--- Problem to work on ---
Begin with the first line below and retype each line exactly through the line containing "plt.rcParams['font.family'] = ['Open". Any pictures are to be left out.

::: Collected material

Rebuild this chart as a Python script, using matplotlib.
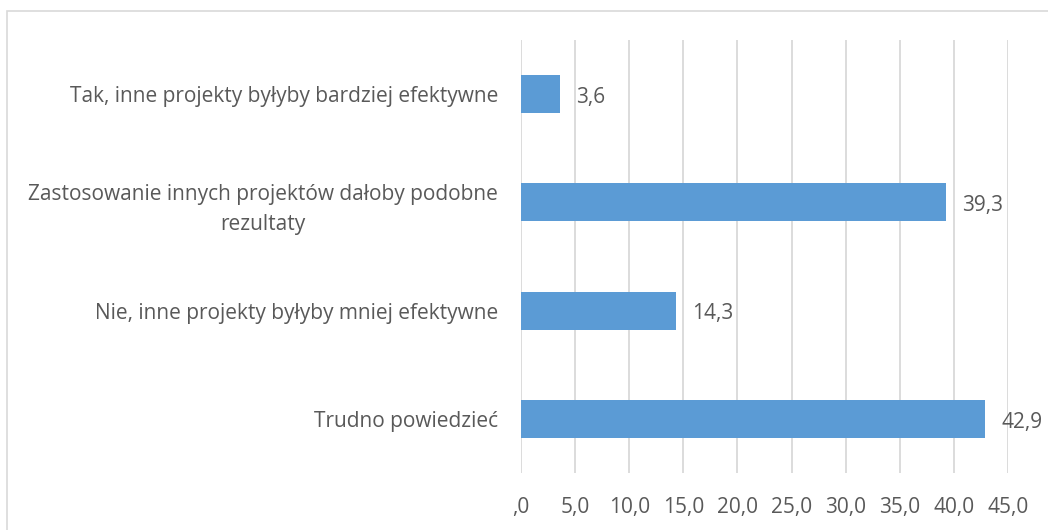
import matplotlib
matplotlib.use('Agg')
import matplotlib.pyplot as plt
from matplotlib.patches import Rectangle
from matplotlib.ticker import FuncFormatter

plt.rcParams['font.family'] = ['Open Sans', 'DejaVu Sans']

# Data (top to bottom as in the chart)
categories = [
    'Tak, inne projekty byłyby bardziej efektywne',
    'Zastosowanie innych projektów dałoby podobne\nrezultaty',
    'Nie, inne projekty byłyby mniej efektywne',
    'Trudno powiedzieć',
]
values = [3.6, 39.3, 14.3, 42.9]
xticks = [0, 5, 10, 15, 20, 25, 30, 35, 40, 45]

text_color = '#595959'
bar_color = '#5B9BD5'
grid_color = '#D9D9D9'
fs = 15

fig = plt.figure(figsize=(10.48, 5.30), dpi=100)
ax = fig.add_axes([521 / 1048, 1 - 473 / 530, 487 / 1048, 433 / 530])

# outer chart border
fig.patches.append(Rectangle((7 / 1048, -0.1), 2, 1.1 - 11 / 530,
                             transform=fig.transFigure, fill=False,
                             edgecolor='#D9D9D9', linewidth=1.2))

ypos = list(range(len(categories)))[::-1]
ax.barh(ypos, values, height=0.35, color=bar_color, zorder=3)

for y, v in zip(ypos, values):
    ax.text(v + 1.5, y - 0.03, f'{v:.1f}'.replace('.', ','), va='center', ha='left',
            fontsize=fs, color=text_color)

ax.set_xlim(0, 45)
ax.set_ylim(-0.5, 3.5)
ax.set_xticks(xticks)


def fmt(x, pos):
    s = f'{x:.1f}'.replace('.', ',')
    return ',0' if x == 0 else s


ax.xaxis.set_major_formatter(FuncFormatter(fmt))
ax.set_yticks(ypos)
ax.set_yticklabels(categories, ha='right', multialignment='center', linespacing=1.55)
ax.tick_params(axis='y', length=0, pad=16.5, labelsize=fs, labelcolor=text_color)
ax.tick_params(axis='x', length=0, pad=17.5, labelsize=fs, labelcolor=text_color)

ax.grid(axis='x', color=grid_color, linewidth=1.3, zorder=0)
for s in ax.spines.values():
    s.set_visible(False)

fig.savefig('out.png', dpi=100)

::::::

--- Worked solution ---
Rebuild this chart as a Python script, using matplotlib.
import matplotlib
matplotlib.use('Agg')
import matplotlib.pyplot as plt
from matplotlib.patches import Rectangle
from matplotlib.ticker import FuncFormatter

plt.rcParams['font.family'] = ['Open Sans', 'DejaVu Sans']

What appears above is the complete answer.